*Given material*:
*-*-*
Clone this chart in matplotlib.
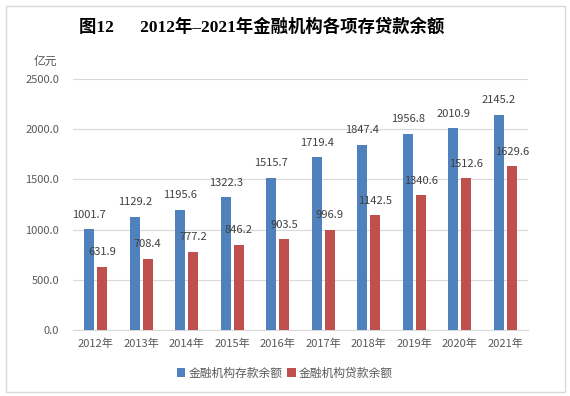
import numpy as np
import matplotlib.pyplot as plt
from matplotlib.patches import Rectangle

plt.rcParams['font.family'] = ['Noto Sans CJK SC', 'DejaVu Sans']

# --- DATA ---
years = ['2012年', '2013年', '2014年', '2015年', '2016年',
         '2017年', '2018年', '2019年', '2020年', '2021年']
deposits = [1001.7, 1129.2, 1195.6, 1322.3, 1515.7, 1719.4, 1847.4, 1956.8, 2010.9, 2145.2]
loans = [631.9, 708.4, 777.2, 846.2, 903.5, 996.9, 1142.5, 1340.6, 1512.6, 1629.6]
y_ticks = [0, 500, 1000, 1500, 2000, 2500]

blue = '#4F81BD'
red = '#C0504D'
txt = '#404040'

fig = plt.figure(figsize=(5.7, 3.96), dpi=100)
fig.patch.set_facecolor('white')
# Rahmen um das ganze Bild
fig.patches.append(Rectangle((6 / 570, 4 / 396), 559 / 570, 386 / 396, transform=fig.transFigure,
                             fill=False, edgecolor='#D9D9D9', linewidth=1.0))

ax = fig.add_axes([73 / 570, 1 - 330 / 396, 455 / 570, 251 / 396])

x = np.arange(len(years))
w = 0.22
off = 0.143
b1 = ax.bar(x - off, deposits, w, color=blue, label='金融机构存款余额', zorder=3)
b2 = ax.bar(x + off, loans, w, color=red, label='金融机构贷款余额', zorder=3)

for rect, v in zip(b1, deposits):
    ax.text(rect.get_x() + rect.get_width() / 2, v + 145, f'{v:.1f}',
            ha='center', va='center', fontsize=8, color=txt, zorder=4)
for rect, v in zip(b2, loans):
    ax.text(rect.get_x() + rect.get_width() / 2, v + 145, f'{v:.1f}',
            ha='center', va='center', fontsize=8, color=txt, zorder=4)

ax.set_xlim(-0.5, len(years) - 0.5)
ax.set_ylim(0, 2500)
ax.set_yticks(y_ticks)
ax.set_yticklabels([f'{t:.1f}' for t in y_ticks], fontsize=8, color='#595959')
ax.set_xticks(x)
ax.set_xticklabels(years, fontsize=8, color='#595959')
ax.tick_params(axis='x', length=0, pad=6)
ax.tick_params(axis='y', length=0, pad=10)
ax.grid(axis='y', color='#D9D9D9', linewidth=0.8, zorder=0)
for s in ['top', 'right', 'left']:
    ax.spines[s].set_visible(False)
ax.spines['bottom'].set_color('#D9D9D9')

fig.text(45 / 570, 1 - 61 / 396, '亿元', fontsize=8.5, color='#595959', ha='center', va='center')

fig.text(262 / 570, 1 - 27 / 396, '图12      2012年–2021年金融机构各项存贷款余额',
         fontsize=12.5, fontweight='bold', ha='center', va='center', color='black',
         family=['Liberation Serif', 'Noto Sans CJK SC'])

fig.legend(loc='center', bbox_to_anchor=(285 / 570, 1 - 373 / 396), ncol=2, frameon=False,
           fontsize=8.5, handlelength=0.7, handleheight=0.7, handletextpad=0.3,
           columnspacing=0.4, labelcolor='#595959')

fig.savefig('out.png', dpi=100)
*-*-*
*Exercise prompt*: Extract from the data every line where "matplotlib" shows up.

*The solution*:
Clone this chart in matplotlib.
import matplotlib.pyplot as plt
from matplotlib.patches import Rectangle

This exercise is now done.